Calling ordinary psychological influence “energy mastery” may sound elevated. In practice the phrase often functions like fog. It makes weak claims appear deeper than they are.
That is not wisdom. It is branding.
Internal Sovereignty Without the Performance
Level 7 describes a state of gratitude, self-possession, and internal sovereignty. Once stripped of its spiritual costume this is a serious and respectable idea.
Philosophers have made this point for centuries. Freedom begins with self-governance. Not total control of events, but control of attention, judgment, response, and conduct.
That is the real upgrade.
Not hidden knowledge. Not secret levels. Not symbolic status as one of the “awakened.”
Instead it is the quiet discipline of learning not to be ruled by panic, vanity, resentment, or fantasy.
Note
The same logic appears in Discipline Before Dollars. Stable outcomes are usually built by structure first, not emotional intensity.
Why “Levels of Consciousness” Content Travels So Well
The reason is not mysterious.
People are tired. At the same time institutions feel distant, and media narratives often appear manipulative. In that environment awakening content offers a flattering story.
It tells viewers that alienation is not confusion. Instead it is advancement. It suggests that distance from the crowd proves intellectual depth.
That message can be emotionally comforting. However it can also become intellectually dangerous.
Once a person begins treating disagreement as proof of enlightenment, learning stops. Curiosity slowly gives way to identity. The framework becomes armor.

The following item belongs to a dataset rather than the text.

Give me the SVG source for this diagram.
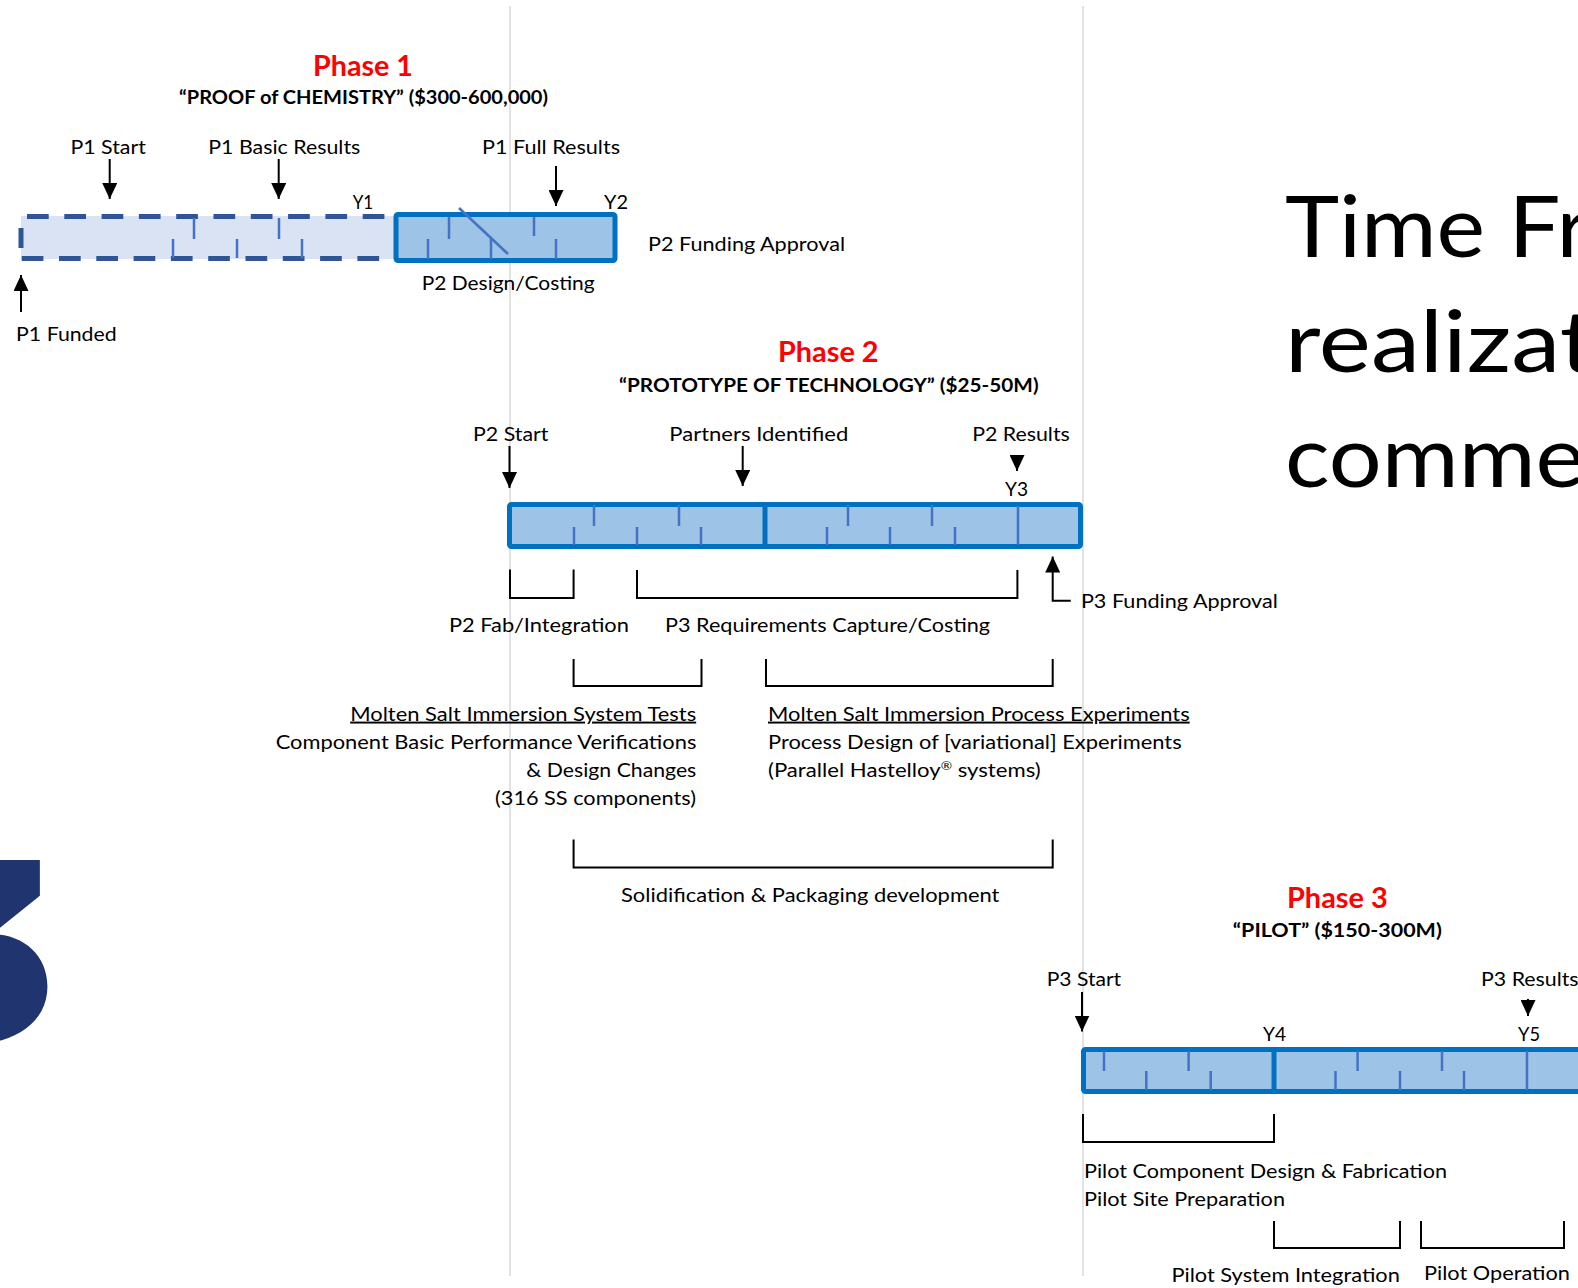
<svg xmlns="http://www.w3.org/2000/svg" width="1578" height="1288" viewBox="0 0 1578 1288">
<defs>
<style>
text{font-family:Lato,"Open Sans","Liberation Sans",sans-serif;fill:#000}
.l{font-size:19.5px}
.t{font-size:29px;font-weight:700;fill:#ff0000}
.s{font-size:19.5px;font-weight:700}
.big{font-size:85px}
.u{text-decoration:underline}
.grid{stroke:#d9d9d9;stroke-width:1.5}
.bar{fill:#9dc3e6;stroke:#0070c0;stroke-width:5}
.div{stroke:#0070c0;stroke-width:5}
.tick{stroke:#4472c4;stroke-width:2.5}
.dash{stroke:#2f5597;stroke-width:5;stroke-dasharray:21.7 15.6}
.arr{stroke:#000;stroke-width:2;fill:none;marker-end:url(#ah)}
.br{stroke:#000;stroke-width:2;fill:none}
</style>
<marker id="ah" viewBox="0 0 16 15" refX="16" refY="7.5" markerWidth="16" markerHeight="15" markerUnits="userSpaceOnUse" orient="auto"><path d="M0,0L16,7.5L0,15z" fill="#000"/></marker>
</defs>
<rect width="1578" height="1288" fill="#fff"/>
<g id="grid">
<line class="grid" x1="510" y1="6" x2="510" y2="1276"/>
<line class="grid" x1="1083" y1="6" x2="1083" y2="1276"/>
</g>
<g id="logo3">
<text x="56" y="1042" text-anchor="end" style="font-family:Inter,Lato,sans-serif;font-weight:900;font-size:250px;fill:#203470;font-feature-settings:'cv09'">3</text>
</g>
<g id="title">
<text class="big" x="1285" y="257" textLength="305" lengthAdjust="spacingAndGlyphs">Time Fr</text>
<text class="big" x="1285" y="372" textLength="310" lengthAdjust="spacingAndGlyphs">realizat</text>
<text class="big" x="1285" y="487" textLength="300" lengthAdjust="spacingAndGlyphs">comme</text>
</g>
<g id="phase1-head">
<text class="t" x="313" y="75.5" textLength="100" lengthAdjust="spacingAndGlyphs">Phase 1</text>
<text class="s" x="179" y="103.6" textLength="369" lengthAdjust="spacingAndGlyphs">“PROOF of CHEMISTRY” ($300-600,000)</text>
</g>
<g id="phase1-bar">
<rect x="21" y="216" width="374" height="43" fill="#dae3f3"/>
<line class="dash" x1="27" y1="216.5" x2="393" y2="216.5"/>
<line class="dash" x1="21.7" y1="258.5" x2="393" y2="258.5"/>
<line stroke="#2f5597" stroke-width="5" x1="21" y1="228" x2="21" y2="248"/>
<line class="tick" x1="194" y1="218" x2="194" y2="239"/>
<line class="tick" x1="279" y1="218" x2="279" y2="239"/>
<line class="tick" x1="173" y1="239" x2="173" y2="258"/>
<line class="tick" x1="237" y1="239" x2="237" y2="258"/>
<line class="tick" x1="302" y1="239" x2="302" y2="258"/>
<rect class="bar" x="396" y="214.5" width="219" height="46" rx="2"/>
<line class="tick" x1="449" y1="217" x2="449" y2="239"/>
<line class="tick" x1="534" y1="217" x2="534" y2="236"/>
<line class="tick" x1="428" y1="239" x2="428" y2="259"/>
<line class="tick" x1="491" y1="239" x2="491" y2="259"/>
<line class="tick" x1="556" y1="239" x2="556" y2="259"/>
<line class="tick" x1="459" y1="208" x2="508" y2="254"/>
</g>
<g id="phase1-labels">
<text class="l" x="70.4" y="154" textLength="75.5" lengthAdjust="spacingAndGlyphs">P1 Start</text>
<text class="l" x="208.3" y="154" textLength="152" lengthAdjust="spacingAndGlyphs">P1 Basic Results</text>
<text class="l" x="482" y="154" textLength="138" lengthAdjust="spacingAndGlyphs">P1 Full Results</text>
<text class="l" x="352.7" y="209" textLength="20.5" lengthAdjust="spacingAndGlyphs">Y1</text>
<text class="l" x="604" y="209" textLength="24" lengthAdjust="spacingAndGlyphs">Y2</text>
<text class="l" x="648" y="250.6" textLength="197" lengthAdjust="spacingAndGlyphs">P2 Funding Approval</text>
<text class="l" x="421.7" y="289.8" textLength="173" lengthAdjust="spacingAndGlyphs">P2 Design/Costing</text>
<text class="l" x="16.1" y="341" textLength="100.6" lengthAdjust="spacingAndGlyphs">P1 Funded</text>
</g>
<g id="phase2-head">
<text class="t" x="778" y="362.3" textLength="100.6" lengthAdjust="spacingAndGlyphs">Phase 2</text>
<text class="s" x="619" y="391.5" textLength="419.6" lengthAdjust="spacingAndGlyphs">“PROTOTYPE OF TECHNOLOGY” ($25-50M)</text>
</g>
<g id="phase2-bar">
<rect class="bar" x="509.5" y="504.5" width="571" height="42" rx="2"/>
<line class="div" x1="765" y1="504.5" x2="765" y2="546.5"/>
<line class="tick" x1="1018" y1="506" x2="1018" y2="545"/>
<line class="tick" x1="594" y1="505" x2="594" y2="526"/>
<line class="tick" x1="679" y1="505" x2="679" y2="526"/>
<line class="tick" x1="848" y1="505" x2="848" y2="526"/>
<line class="tick" x1="932" y1="505" x2="932" y2="526"/>
<line class="tick" x1="574" y1="527" x2="574" y2="545"/>
<line class="tick" x1="637" y1="527" x2="637" y2="545"/>
<line class="tick" x1="701" y1="527" x2="701" y2="545"/>
<line class="tick" x1="827" y1="527" x2="827" y2="545"/>
<line class="tick" x1="890" y1="527" x2="890" y2="545"/>
<line class="tick" x1="955" y1="527" x2="955" y2="545"/>
</g>
<g id="phase2-labels">
<text class="l" x="473" y="440.8" textLength="75.5" lengthAdjust="spacingAndGlyphs">P2 Start</text>
<text class="l" x="669.3" y="440.8" textLength="179" lengthAdjust="spacingAndGlyphs">Partners Identified</text>
<text class="l" x="972.2" y="440.8" textLength="97.6" lengthAdjust="spacingAndGlyphs">P2 Results</text>
<text class="l" x="1005" y="496" textLength="23" lengthAdjust="spacingAndGlyphs">Y3</text>
<text class="l" x="1080.9" y="608" textLength="197" lengthAdjust="spacingAndGlyphs">P3 Funding Approval</text>
<text class="l" x="448.9" y="632" textLength="180" lengthAdjust="spacingAndGlyphs">P2 Fab/Integration</text>
<text class="l" x="665" y="632" textLength="325" lengthAdjust="spacingAndGlyphs">P3 Requirements Capture/Costing</text>
<text class="l u" x="350.2" y="720.6" textLength="346" lengthAdjust="spacingAndGlyphs">Molten Salt Immersion System Tests</text>
<text class="l" x="275.7" y="748.8" textLength="420.7" lengthAdjust="spacingAndGlyphs">Component Basic Performance Verifications</text>
<text class="l" x="526.3" y="777" textLength="170" lengthAdjust="spacingAndGlyphs">&amp; Design Changes</text>
<text class="l" x="495" y="805" textLength="201" lengthAdjust="spacingAndGlyphs">(316 SS components)</text>
<text class="l u" x="768" y="720.6" textLength="421.7" lengthAdjust="spacingAndGlyphs">Molten Salt Immersion Process Experiments</text>
<text class="l" x="768" y="748.8" textLength="413.6" lengthAdjust="spacingAndGlyphs">Process Design of [variational] Experiments</text>
<text class="l" x="768" y="777" textLength="272.7" lengthAdjust="spacingAndGlyphs">(Parallel Hastelloy<tspan font-size="12" dy="-7">®</tspan><tspan dy="7"> systems)</tspan></text>
<text class="l" x="621" y="901.7" textLength="378.4" lengthAdjust="spacingAndGlyphs">Solidification &amp; Packaging development</text>
</g>
<g id="phase3-head">
<text class="t" x="1287" y="907.8" textLength="100.8" lengthAdjust="spacingAndGlyphs">Phase 3</text>
<text class="s" x="1232.8" y="937" textLength="209" lengthAdjust="spacingAndGlyphs">“PILOT” ($150-300M)</text>
</g>
<g id="phase3-bar">
<rect class="bar" x="1083.5" y="1049.5" width="600" height="42" rx="2"/>
<line class="div" x1="1274" y1="1049.5" x2="1274" y2="1091.5"/>
<line class="tick" x1="1527" y1="1051" x2="1527" y2="1090"/>
<line class="tick" x1="1104" y1="1051" x2="1104" y2="1071"/>
<line class="tick" x1="1188.6" y1="1051" x2="1188.6" y2="1071"/>
<line class="tick" x1="1357.6" y1="1051" x2="1357.6" y2="1071"/>
<line class="tick" x1="1442" y1="1051" x2="1442" y2="1071"/>
<line class="tick" x1="1146.3" y1="1071" x2="1146.3" y2="1090"/>
<line class="tick" x1="1210.7" y1="1071" x2="1210.7" y2="1090"/>
<line class="tick" x1="1335.5" y1="1071" x2="1335.5" y2="1090"/>
<line class="tick" x1="1400" y1="1071" x2="1400" y2="1090"/>
<line class="tick" x1="1464" y1="1071" x2="1464" y2="1090"/>
</g>
<g id="phase3-labels">
<text class="l" x="1046.7" y="986.3" textLength="74.5" lengthAdjust="spacingAndGlyphs">P3 Start</text>
<text class="l" x="1481" y="986.3" textLength="97.6" lengthAdjust="spacingAndGlyphs">P3 Results</text>
<text class="l" x="1263" y="1040.6" textLength="23" lengthAdjust="spacingAndGlyphs">Y4</text>
<text class="l" x="1518" y="1040.6" textLength="22" lengthAdjust="spacingAndGlyphs">Y5</text>
<text class="l" x="1084" y="1177.5" textLength="363" lengthAdjust="spacingAndGlyphs">Pilot Component Design &amp; Fabrication</text>
<text class="l" x="1084" y="1205.7" textLength="201" lengthAdjust="spacingAndGlyphs">Pilot Site Preparation</text>
<text class="l" x="1171.4" y="1282" textLength="228.5" lengthAdjust="spacingAndGlyphs">Pilot System Integration</text>
<text class="l" x="1424" y="1280" textLength="146" lengthAdjust="spacingAndGlyphs">Pilot Operation</text>
</g>
<g id="connectors">
<path class="arr" d="M109.7,159V199"/>
<path class="arr" d="M278.7,159V199"/>
<path class="arr" d="M556,166V206"/>
<path class="arr" d="M21,312V275"/>
<path class="arr" d="M509.5,446V488"/>
<path class="arr" d="M742.7,446V486"/>
<path class="arr" d="M1017,455V471"/>
<path class="arr" d="M1070.8,600.8H1052.7V556.5"/>
<path class="arr" d="M1082,992V1031.5"/>
<path class="arr" d="M1528,999V1016"/>
<path class="br" d="M510,569.6V598H573.6V569.6"/>
<path class="br" d="M637,570V598H1017.4V570"/>
<path class="br" d="M573.6,659V686H701.5V659"/>
<path class="br" d="M766,659V686H1052.7V659"/>
<path class="br" d="M573.6,839.4V867.5H1052.7V839.4"/>
<path class="br" d="M1083,1114V1142H1274V1114"/>
<path class="br" d="M1274,1221V1248H1400V1221"/>
<path class="br" d="M1421,1221V1248H1564V1221"/>
</g>
</svg>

And armor is usually what people reach for when evidence no longer does the job.
The Real Path to Higher Awareness
If higher awareness exists in any meaningful sense it is far less theatrical than the internet suggests.
It looks like reading carefully.
It looks like holding two competing ideas in mind long enough to test them.
It looks like refusing to confuse suspicion with intelligence.
It looks like accepting uncertainty without panicking into fantasy.
Above all, it looks like discipline.
The mind is not a staircase.
It is a tool.
And like any tool its value depends on how honestly and carefully it is used.